-- INSTRUCTIONS FOR THE TASK --
Set down every entry again word for word, please, but skip the pictures.

-- GIVEN DATA --

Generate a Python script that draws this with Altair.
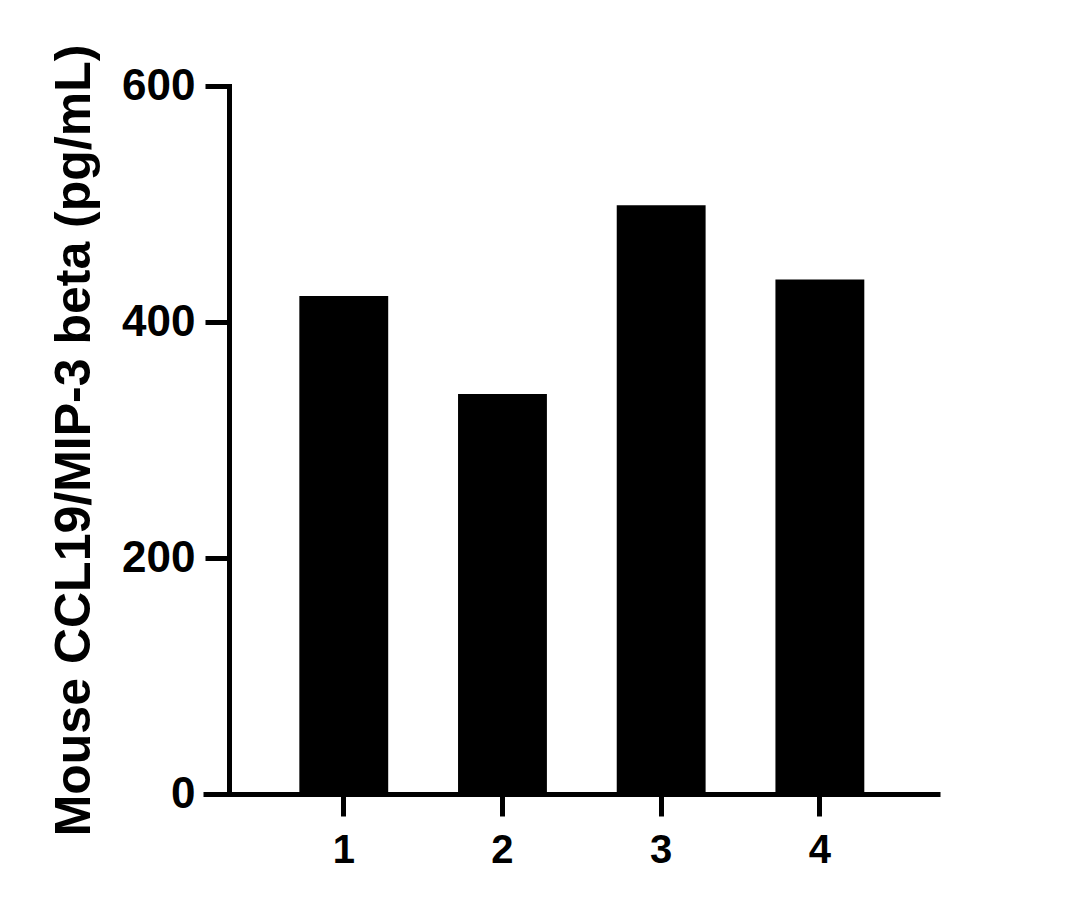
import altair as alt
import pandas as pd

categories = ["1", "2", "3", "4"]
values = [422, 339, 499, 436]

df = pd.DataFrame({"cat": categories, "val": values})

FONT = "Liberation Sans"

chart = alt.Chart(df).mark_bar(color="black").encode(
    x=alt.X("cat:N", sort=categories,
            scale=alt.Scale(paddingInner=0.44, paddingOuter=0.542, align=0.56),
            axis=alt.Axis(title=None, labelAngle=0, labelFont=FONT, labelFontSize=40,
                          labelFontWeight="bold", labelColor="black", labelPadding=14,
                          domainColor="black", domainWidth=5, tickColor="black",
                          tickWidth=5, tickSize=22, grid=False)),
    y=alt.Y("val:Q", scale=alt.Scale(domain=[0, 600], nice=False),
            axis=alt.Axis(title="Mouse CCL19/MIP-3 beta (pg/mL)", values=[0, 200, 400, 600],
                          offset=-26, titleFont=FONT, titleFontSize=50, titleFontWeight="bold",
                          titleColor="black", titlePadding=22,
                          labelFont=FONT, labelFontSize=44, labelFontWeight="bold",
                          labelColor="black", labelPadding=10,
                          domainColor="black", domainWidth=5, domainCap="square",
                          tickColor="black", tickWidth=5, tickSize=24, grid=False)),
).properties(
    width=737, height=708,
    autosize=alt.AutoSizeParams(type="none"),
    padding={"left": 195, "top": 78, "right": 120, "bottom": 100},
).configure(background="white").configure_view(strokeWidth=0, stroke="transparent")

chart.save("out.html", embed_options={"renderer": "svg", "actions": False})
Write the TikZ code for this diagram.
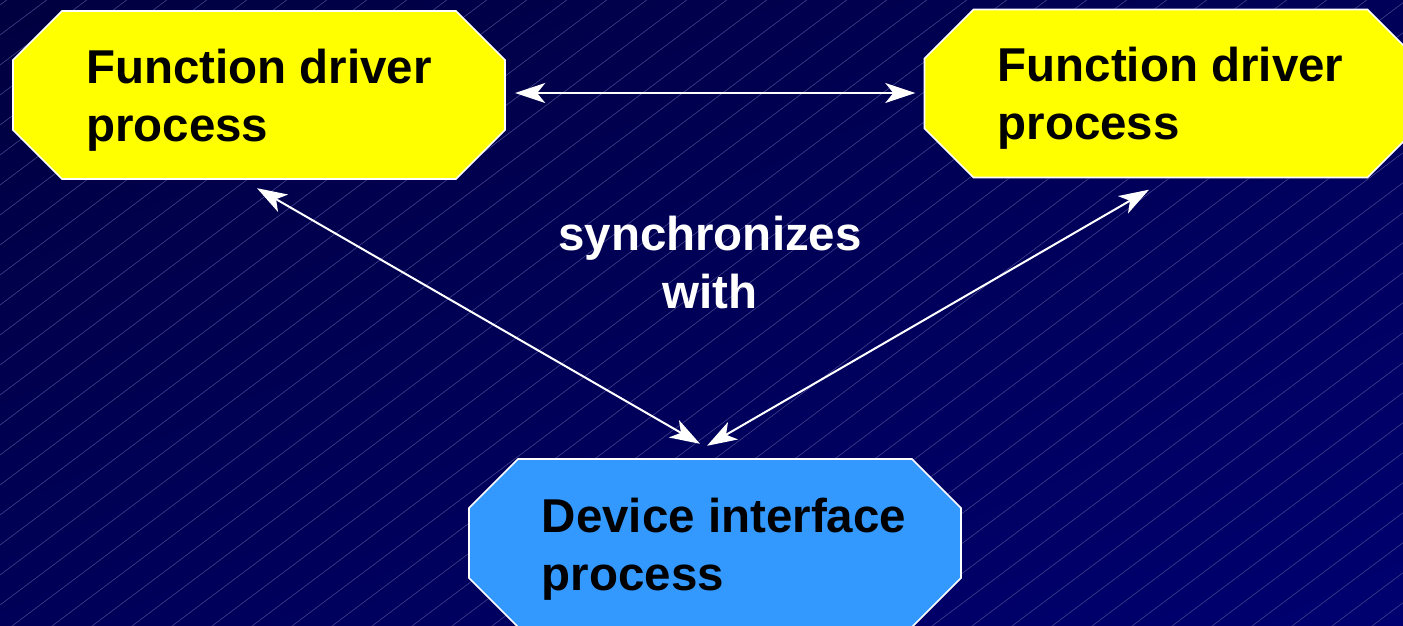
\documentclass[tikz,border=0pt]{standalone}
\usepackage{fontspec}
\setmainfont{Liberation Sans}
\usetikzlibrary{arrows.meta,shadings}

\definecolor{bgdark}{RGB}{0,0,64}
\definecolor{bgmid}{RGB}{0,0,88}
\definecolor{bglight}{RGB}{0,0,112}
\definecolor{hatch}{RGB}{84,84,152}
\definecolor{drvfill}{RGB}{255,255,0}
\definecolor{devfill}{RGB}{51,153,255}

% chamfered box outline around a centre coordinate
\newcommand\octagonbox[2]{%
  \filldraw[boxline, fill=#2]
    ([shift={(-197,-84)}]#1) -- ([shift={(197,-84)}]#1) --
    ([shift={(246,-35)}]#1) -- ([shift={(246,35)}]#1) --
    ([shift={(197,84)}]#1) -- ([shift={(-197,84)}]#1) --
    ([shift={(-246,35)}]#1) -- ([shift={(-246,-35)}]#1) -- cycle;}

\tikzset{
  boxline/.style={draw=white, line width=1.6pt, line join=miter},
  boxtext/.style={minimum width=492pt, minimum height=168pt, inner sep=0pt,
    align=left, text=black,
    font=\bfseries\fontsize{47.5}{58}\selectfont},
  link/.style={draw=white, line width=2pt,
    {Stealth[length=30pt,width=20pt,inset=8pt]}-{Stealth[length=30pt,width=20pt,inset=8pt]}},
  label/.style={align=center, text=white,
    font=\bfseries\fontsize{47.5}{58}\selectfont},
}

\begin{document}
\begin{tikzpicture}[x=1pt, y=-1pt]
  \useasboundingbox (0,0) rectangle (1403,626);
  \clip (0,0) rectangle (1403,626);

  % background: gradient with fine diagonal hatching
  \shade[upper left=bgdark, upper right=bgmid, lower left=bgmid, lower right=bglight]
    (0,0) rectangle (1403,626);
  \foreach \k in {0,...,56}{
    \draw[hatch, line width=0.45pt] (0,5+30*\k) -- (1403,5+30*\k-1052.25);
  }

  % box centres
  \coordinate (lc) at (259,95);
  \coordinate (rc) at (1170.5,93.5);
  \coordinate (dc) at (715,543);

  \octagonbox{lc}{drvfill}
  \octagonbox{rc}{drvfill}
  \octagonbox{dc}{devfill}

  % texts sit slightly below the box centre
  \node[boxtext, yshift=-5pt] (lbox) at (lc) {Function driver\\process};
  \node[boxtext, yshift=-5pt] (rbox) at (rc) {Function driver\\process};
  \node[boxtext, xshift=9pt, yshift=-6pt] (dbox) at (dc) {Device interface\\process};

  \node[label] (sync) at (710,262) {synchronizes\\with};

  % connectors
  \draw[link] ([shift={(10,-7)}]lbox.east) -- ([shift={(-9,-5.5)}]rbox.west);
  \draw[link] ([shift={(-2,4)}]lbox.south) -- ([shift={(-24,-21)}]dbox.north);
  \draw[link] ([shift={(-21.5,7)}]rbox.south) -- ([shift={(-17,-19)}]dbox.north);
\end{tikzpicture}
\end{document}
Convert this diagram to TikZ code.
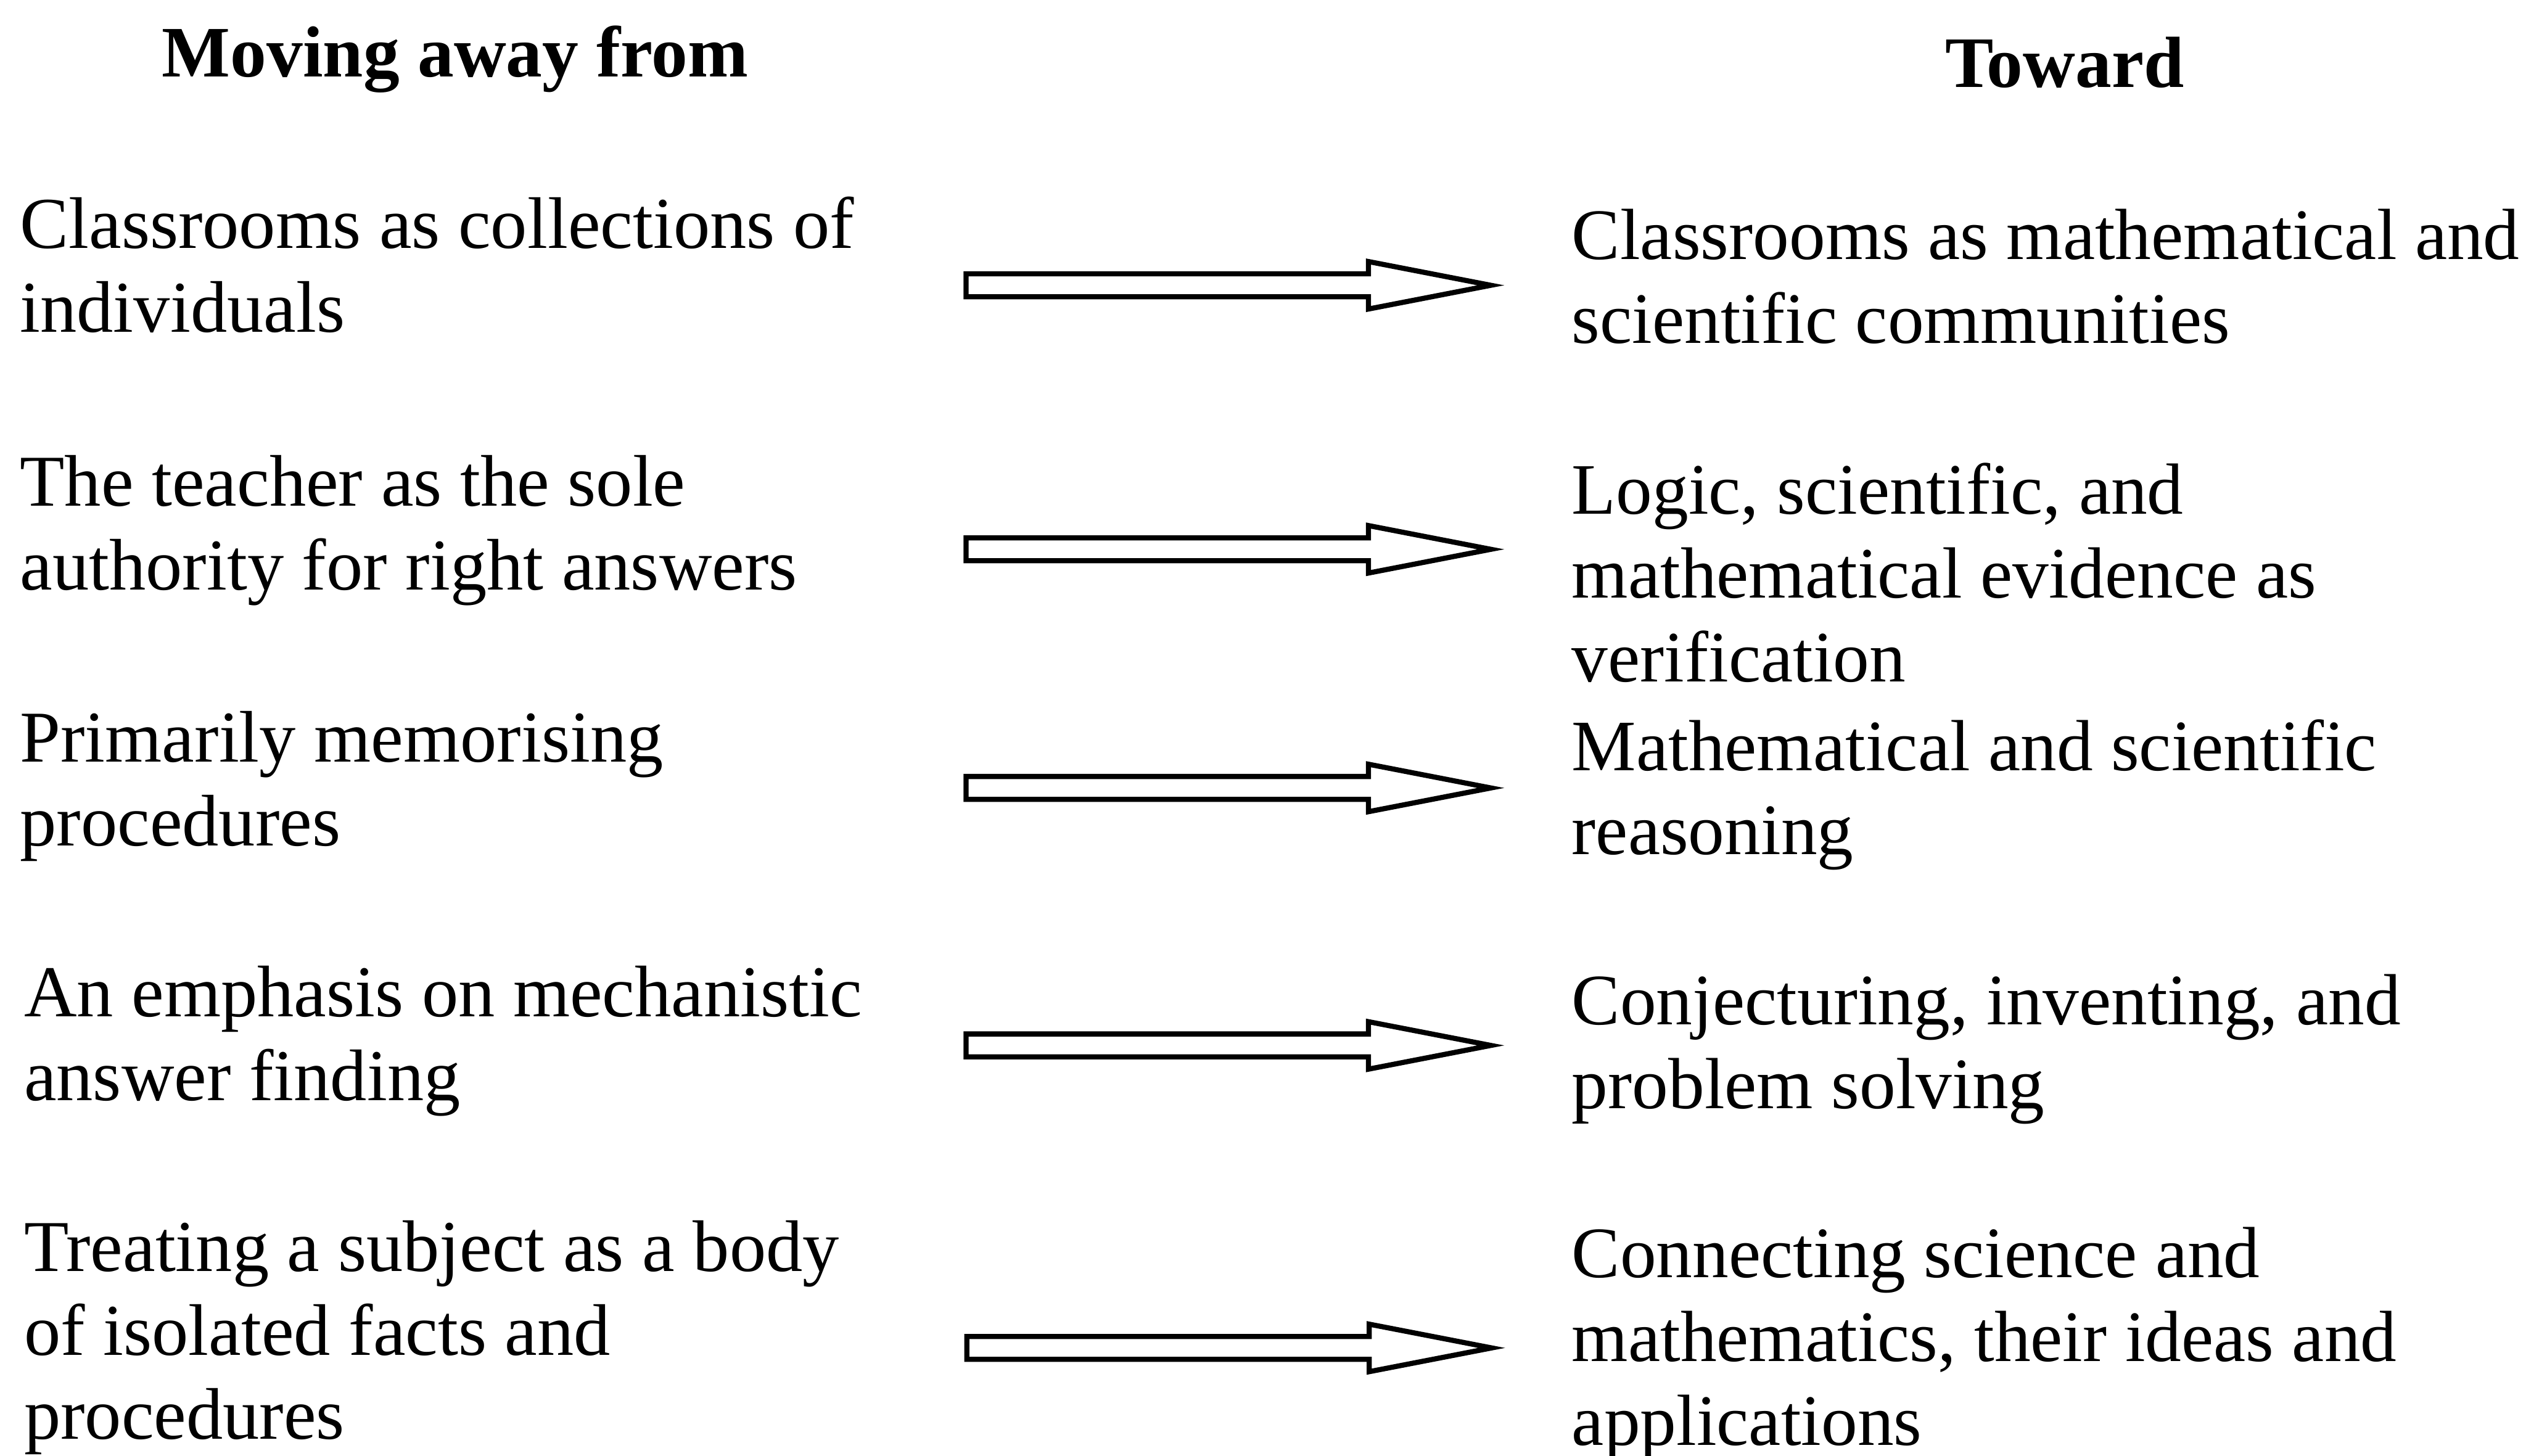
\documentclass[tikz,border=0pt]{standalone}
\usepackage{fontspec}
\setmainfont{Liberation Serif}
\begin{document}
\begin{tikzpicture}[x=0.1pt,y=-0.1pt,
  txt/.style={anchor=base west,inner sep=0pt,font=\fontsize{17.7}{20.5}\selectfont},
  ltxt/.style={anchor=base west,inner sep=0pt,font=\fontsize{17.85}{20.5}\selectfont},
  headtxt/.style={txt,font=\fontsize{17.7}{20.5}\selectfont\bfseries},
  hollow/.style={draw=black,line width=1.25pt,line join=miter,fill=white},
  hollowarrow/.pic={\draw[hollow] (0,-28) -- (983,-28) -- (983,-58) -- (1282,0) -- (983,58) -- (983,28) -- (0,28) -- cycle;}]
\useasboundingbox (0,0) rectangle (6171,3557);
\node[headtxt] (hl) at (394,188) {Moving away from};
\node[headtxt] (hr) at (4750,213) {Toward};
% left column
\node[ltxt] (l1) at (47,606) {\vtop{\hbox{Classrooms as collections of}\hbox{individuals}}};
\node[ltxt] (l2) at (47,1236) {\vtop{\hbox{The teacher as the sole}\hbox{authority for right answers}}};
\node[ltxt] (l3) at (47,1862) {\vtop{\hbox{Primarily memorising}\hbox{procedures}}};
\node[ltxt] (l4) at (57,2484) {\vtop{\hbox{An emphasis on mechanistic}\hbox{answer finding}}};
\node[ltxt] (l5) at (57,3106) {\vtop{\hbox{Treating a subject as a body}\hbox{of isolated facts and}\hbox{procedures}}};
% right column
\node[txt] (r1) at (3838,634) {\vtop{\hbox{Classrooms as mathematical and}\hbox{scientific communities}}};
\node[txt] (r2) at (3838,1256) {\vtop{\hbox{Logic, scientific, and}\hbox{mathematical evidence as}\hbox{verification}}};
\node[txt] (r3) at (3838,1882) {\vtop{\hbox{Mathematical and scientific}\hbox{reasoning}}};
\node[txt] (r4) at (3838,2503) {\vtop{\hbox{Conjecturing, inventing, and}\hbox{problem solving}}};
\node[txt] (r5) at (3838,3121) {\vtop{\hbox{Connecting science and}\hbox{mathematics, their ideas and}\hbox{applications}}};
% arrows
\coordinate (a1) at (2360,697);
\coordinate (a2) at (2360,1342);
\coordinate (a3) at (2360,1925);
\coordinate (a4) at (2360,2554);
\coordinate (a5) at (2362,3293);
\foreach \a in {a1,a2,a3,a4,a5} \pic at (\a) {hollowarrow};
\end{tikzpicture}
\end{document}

-- ANSWER TO THE TASK --
Generate a Python script that draws this with Altair.
import altair as alt
import pandas as pd

categories = ["1", "2", "3", "4"]
values = [422, 339, 499, 436]

df = pd.DataFrame({"cat": categories, "val": values})

FONT = "Liberation Sans"

chart = alt.Chart(df).mark_bar(color="black").encode(
    x=alt.X("cat:N", sort=categories,
            scale=alt.Scale(paddingInner=0.44, paddingOuter=0.542, align=0.56),
            axis=alt.Axis(title=None, labelAngle=0, labelFont=FONT, labelFontSize=40,
                          labelFontWeight="bold", labelColor="black", labelPadding=14,
                          domainColor="black", domainWidth=5, tickColor="black",
                          tickWidth=5, tickSize=22, grid=False)),
    y=alt.Y("val:Q", scale=alt.Scale(domain=[0, 600], nice=False),
            axis=alt.Axis(title="Mouse CCL19/MIP-3 beta (pg/mL)", values=[0, 200, 400, 600],
                          offset=-26, titleFont=FONT, titleFontSize=50, titleFontWeight="bold",
                          titleColor="black", titlePadding=22,
                          labelFont=FONT, labelFontSize=44, labelFontWeight="bold",
                          labelColor="black", labelPadding=10,
                          domainColor="black", domainWidth=5, domainCap="square",
                          tickColor="black", tickWidth=5, tickSize=24, grid=False)),
).properties(
    width=737, height=708,
    autosize=alt.AutoSizeParams(type="none"),
    padding={"left": 195, "top": 78, "right": 120, "bottom": 100},
).configure(background="white").configure_view(strokeWidth=0, stroke="transparent")

chart.save("out.html", embed_options={"renderer": "svg", "actions": False})
Write the TikZ code for this diagram.
\documentclass[tikz,border=0pt]{standalone}
\usepackage{fontspec}
\setmainfont{Liberation Sans}
\usetikzlibrary{arrows.meta,shadings}

\definecolor{bgdark}{RGB}{0,0,64}
\definecolor{bgmid}{RGB}{0,0,88}
\definecolor{bglight}{RGB}{0,0,112}
\definecolor{hatch}{RGB}{84,84,152}
\definecolor{drvfill}{RGB}{255,255,0}
\definecolor{devfill}{RGB}{51,153,255}

% chamfered box outline around a centre coordinate
\newcommand\octagonbox[2]{%
  \filldraw[boxline, fill=#2]
    ([shift={(-197,-84)}]#1) -- ([shift={(197,-84)}]#1) --
    ([shift={(246,-35)}]#1) -- ([shift={(246,35)}]#1) --
    ([shift={(197,84)}]#1) -- ([shift={(-197,84)}]#1) --
    ([shift={(-246,35)}]#1) -- ([shift={(-246,-35)}]#1) -- cycle;}

\tikzset{
  boxline/.style={draw=white, line width=1.6pt, line join=miter},
  boxtext/.style={minimum width=492pt, minimum height=168pt, inner sep=0pt,
    align=left, text=black,
    font=\bfseries\fontsize{47.5}{58}\selectfont},
  link/.style={draw=white, line width=2pt,
    {Stealth[length=30pt,width=20pt,inset=8pt]}-{Stealth[length=30pt,width=20pt,inset=8pt]}},
  label/.style={align=center, text=white,
    font=\bfseries\fontsize{47.5}{58}\selectfont},
}

\begin{document}
\begin{tikzpicture}[x=1pt, y=-1pt]
  \useasboundingbox (0,0) rectangle (1403,626);
  \clip (0,0) rectangle (1403,626);

  % background: gradient with fine diagonal hatching
  \shade[upper left=bgdark, upper right=bgmid, lower left=bgmid, lower right=bglight]
    (0,0) rectangle (1403,626);
  \foreach \k in {0,...,56}{
    \draw[hatch, line width=0.45pt] (0,5+30*\k) -- (1403,5+30*\k-1052.25);
  }

  % box centres
  \coordinate (lc) at (259,95);
  \coordinate (rc) at (1170.5,93.5);
  \coordinate (dc) at (715,543);

  \octagonbox{lc}{drvfill}
  \octagonbox{rc}{drvfill}
  \octagonbox{dc}{devfill}

  % texts sit slightly below the box centre
  \node[boxtext, yshift=-5pt] (lbox) at (lc) {Function driver\\process};
  \node[boxtext, yshift=-5pt] (rbox) at (rc) {Function driver\\process};
  \node[boxtext, xshift=9pt, yshift=-6pt] (dbox) at (dc) {Device interface\\process};

  \node[label] (sync) at (710,262) {synchronizes\\with};

  % connectors
  \draw[link] ([shift={(10,-7)}]lbox.east) -- ([shift={(-9,-5.5)}]rbox.west);
  \draw[link] ([shift={(-2,4)}]lbox.south) -- ([shift={(-24,-21)}]dbox.north);
  \draw[link] ([shift={(-21.5,7)}]rbox.south) -- ([shift={(-17,-19)}]dbox.north);
\end{tikzpicture}
\end{document}
Convert this diagram to TikZ code.
\documentclass[tikz,border=0pt]{standalone}
\usepackage{fontspec}
\setmainfont{Liberation Serif}
\begin{document}
\begin{tikzpicture}[x=0.1pt,y=-0.1pt,
  txt/.style={anchor=base west,inner sep=0pt,font=\fontsize{17.7}{20.5}\selectfont},
  ltxt/.style={anchor=base west,inner sep=0pt,font=\fontsize{17.85}{20.5}\selectfont},
  headtxt/.style={txt,font=\fontsize{17.7}{20.5}\selectfont\bfseries},
  hollow/.style={draw=black,line width=1.25pt,line join=miter,fill=white},
  hollowarrow/.pic={\draw[hollow] (0,-28) -- (983,-28) -- (983,-58) -- (1282,0) -- (983,58) -- (983,28) -- (0,28) -- cycle;}]
\useasboundingbox (0,0) rectangle (6171,3557);
\node[headtxt] (hl) at (394,188) {Moving away from};
\node[headtxt] (hr) at (4750,213) {Toward};
% left column
\node[ltxt] (l1) at (47,606) {\vtop{\hbox{Classrooms as collections of}\hbox{individuals}}};
\node[ltxt] (l2) at (47,1236) {\vtop{\hbox{The teacher as the sole}\hbox{authority for right answers}}};
\node[ltxt] (l3) at (47,1862) {\vtop{\hbox{Primarily memorising}\hbox{procedures}}};
\node[ltxt] (l4) at (57,2484) {\vtop{\hbox{An emphasis on mechanistic}\hbox{answer finding}}};
\node[ltxt] (l5) at (57,3106) {\vtop{\hbox{Treating a subject as a body}\hbox{of isolated facts and}\hbox{procedures}}};
% right column
\node[txt] (r1) at (3838,634) {\vtop{\hbox{Classrooms as mathematical and}\hbox{scientific communities}}};
\node[txt] (r2) at (3838,1256) {\vtop{\hbox{Logic, scientific, and}\hbox{mathematical evidence as}\hbox{verification}}};
\node[txt] (r3) at (3838,1882) {\vtop{\hbox{Mathematical and scientific}\hbox{reasoning}}};
\node[txt] (r4) at (3838,2503) {\vtop{\hbox{Conjecturing, inventing, and}\hbox{problem solving}}};
\node[txt] (r5) at (3838,3121) {\vtop{\hbox{Connecting science and}\hbox{mathematics, their ideas and}\hbox{applications}}};
% arrows
\coordinate (a1) at (2360,697);
\coordinate (a2) at (2360,1342);
\coordinate (a3) at (2360,1925);
\coordinate (a4) at (2360,2554);
\coordinate (a5) at (2362,3293);
\foreach \a in {a1,a2,a3,a4,a5} \pic at (\a) {hollowarrow};
\end{tikzpicture}
\end{document}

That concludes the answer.